──────── Material shown

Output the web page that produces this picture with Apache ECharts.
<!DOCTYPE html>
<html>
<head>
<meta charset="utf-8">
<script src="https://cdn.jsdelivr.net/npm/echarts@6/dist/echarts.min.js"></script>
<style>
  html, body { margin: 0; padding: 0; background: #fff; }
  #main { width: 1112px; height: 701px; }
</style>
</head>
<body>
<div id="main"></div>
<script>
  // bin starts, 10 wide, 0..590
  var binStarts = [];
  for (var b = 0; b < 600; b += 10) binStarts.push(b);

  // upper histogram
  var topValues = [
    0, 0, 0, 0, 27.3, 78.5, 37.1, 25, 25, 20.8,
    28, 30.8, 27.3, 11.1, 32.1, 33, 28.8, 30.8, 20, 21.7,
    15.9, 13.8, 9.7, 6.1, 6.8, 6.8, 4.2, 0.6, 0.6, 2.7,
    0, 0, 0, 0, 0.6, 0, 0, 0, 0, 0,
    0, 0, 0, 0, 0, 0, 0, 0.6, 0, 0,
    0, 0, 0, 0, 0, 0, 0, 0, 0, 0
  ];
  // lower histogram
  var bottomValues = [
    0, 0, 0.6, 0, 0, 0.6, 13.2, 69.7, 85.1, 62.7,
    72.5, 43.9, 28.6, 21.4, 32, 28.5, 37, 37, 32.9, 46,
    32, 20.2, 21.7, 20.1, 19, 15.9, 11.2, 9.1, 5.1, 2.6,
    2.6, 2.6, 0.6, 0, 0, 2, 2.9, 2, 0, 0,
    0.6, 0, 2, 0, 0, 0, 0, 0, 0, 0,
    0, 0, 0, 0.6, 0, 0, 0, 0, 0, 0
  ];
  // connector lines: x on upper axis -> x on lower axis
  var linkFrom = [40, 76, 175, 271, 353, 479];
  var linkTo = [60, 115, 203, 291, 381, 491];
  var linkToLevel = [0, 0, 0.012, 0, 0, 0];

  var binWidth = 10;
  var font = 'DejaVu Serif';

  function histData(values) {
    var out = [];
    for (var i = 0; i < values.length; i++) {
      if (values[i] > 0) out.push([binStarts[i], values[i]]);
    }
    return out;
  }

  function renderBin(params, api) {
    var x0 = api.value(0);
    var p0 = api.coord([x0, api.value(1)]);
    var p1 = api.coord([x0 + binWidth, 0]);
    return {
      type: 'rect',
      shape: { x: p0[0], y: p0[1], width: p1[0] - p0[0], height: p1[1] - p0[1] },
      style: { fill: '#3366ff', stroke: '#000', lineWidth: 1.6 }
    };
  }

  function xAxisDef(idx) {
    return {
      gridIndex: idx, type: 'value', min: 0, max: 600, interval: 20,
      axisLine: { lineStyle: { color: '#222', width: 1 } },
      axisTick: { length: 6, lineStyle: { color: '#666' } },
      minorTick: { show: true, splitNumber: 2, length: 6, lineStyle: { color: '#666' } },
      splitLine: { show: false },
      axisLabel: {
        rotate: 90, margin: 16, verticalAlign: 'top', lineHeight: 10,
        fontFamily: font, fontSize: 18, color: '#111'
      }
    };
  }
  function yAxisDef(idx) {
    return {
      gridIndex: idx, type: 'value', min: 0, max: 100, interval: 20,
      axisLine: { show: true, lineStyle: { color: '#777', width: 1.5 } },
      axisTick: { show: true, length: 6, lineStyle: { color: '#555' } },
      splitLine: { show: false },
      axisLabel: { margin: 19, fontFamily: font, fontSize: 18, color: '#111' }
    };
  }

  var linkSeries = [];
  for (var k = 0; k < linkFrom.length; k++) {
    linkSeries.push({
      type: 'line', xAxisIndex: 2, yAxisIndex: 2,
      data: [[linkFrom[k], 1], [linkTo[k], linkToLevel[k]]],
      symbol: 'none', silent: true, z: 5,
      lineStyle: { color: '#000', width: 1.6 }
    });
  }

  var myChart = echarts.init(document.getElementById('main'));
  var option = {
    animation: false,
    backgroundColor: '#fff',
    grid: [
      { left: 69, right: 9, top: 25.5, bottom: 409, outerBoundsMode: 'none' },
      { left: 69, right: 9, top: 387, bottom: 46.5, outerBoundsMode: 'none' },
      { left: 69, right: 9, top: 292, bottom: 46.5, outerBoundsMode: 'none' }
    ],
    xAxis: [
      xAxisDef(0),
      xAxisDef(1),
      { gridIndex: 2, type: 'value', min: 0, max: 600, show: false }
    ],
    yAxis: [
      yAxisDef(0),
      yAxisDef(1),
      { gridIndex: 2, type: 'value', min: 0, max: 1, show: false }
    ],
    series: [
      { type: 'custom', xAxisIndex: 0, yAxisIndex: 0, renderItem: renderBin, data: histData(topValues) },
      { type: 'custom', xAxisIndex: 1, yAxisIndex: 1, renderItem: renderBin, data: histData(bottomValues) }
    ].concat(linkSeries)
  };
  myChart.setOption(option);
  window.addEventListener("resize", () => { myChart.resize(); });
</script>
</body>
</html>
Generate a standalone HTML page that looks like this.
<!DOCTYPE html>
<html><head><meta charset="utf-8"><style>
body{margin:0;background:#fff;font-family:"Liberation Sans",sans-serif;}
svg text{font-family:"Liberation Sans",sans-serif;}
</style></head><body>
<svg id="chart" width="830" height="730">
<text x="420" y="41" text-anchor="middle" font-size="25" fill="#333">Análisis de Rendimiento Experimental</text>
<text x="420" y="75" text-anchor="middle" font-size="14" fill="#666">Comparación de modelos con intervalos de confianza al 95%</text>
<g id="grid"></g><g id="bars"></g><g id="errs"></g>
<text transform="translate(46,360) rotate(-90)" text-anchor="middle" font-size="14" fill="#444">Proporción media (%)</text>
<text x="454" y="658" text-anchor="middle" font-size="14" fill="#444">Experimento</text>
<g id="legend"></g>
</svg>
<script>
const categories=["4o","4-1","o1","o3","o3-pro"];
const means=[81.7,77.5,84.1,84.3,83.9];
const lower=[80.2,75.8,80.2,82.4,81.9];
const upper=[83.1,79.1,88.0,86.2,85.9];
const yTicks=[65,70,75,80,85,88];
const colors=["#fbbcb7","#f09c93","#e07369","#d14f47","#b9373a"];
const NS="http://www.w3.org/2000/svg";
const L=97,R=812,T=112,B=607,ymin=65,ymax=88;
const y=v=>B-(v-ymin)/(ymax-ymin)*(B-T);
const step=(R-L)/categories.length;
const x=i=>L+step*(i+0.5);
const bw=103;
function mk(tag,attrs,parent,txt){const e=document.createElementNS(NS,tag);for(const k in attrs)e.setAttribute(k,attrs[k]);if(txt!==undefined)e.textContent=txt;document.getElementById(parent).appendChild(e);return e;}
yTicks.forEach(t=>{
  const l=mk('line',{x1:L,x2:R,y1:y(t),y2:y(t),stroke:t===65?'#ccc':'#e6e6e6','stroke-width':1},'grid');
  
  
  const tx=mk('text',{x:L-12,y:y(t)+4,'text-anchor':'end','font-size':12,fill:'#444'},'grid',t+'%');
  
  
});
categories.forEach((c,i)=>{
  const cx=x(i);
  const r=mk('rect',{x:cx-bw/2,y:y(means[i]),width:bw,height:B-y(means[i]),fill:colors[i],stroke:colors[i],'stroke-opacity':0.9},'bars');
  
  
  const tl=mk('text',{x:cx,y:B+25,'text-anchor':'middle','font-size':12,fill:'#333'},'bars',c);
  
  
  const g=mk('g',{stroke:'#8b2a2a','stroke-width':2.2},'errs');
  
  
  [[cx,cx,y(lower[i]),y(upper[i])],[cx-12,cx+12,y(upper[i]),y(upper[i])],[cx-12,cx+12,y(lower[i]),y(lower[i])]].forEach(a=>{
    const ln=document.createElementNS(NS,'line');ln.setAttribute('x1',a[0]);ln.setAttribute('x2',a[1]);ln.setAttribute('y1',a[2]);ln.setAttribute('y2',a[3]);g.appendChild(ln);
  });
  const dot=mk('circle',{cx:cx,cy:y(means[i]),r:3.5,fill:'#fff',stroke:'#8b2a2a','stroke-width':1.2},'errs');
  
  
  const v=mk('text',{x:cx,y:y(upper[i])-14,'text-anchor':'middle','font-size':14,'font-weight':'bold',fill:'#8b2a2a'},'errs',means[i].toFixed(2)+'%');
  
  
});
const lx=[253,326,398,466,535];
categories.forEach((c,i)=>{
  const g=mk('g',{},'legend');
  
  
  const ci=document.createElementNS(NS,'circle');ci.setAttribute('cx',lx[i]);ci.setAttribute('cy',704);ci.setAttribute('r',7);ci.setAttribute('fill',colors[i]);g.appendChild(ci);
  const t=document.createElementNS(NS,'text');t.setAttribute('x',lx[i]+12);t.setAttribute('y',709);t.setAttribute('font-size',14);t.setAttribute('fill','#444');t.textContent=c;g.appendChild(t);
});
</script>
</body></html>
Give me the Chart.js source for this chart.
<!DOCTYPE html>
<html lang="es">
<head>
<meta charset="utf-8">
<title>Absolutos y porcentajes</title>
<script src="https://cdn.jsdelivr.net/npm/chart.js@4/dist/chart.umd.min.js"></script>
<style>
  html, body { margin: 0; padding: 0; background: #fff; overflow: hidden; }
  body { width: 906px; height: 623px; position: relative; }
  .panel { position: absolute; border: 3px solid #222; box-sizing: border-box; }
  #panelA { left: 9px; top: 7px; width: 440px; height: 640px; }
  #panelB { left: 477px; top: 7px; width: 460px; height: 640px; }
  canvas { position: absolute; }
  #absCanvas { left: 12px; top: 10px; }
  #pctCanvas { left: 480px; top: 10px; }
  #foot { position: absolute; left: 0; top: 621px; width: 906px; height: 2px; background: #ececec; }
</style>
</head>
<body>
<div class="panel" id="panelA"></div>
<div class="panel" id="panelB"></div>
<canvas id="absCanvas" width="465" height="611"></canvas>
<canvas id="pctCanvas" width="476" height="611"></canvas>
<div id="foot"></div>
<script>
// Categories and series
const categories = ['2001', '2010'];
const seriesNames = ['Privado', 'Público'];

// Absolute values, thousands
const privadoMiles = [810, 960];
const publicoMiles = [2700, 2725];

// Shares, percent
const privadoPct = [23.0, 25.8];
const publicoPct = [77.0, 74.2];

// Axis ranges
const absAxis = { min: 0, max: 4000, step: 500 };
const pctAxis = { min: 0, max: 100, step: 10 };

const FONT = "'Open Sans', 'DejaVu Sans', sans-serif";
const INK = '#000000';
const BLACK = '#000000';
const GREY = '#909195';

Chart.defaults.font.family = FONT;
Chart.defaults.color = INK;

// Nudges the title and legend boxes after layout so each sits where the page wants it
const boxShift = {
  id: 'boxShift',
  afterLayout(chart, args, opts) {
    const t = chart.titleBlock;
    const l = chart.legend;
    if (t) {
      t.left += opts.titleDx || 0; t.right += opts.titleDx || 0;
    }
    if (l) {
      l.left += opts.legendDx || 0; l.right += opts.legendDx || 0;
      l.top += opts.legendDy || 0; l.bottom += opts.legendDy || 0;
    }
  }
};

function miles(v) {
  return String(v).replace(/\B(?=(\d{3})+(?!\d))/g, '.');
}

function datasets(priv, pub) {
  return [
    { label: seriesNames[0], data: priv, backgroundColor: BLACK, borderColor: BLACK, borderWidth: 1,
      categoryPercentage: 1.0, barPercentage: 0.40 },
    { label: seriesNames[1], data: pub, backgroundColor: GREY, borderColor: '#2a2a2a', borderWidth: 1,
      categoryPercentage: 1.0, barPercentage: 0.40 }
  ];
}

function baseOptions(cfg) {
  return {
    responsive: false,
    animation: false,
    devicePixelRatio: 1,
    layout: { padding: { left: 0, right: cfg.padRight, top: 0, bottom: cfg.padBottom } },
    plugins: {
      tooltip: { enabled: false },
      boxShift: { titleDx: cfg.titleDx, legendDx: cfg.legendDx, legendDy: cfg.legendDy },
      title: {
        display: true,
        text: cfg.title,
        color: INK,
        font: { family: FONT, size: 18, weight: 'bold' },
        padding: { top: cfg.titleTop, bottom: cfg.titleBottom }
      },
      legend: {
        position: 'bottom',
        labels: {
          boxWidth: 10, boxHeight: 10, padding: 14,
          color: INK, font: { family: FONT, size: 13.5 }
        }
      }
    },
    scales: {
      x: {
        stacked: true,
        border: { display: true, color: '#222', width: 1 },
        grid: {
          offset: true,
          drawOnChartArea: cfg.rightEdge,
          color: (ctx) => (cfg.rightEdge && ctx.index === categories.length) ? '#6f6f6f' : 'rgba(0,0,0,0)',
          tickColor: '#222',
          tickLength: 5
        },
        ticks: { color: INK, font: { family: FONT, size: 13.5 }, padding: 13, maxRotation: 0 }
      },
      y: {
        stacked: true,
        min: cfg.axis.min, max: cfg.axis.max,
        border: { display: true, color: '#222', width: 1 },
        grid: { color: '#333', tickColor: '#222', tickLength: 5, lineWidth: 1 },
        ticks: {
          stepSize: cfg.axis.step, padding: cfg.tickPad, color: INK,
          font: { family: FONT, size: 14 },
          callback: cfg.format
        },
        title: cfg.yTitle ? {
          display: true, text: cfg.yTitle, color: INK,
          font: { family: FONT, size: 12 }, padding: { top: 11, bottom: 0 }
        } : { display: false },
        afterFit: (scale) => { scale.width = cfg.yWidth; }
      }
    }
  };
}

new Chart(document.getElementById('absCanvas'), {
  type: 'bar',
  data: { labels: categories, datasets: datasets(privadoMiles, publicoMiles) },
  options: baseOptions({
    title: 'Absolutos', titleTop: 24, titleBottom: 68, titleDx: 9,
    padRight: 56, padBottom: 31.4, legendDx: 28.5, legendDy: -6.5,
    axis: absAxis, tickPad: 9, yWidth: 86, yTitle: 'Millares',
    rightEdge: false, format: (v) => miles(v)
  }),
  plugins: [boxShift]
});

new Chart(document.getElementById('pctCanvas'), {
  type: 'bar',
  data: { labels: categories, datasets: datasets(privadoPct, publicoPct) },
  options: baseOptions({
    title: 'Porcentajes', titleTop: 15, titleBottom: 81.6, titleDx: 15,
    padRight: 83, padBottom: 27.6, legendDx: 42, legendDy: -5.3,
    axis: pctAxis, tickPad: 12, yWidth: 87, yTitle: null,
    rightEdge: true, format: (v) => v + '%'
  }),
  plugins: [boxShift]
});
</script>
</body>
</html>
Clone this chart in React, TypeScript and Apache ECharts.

────────────────

- **Directive**
In the lines above, locate the string "that". Copy every line where it occurs.

- **Result below**
Output the web page that produces this picture with Apache ECharts.
Generate a standalone HTML page that looks like this.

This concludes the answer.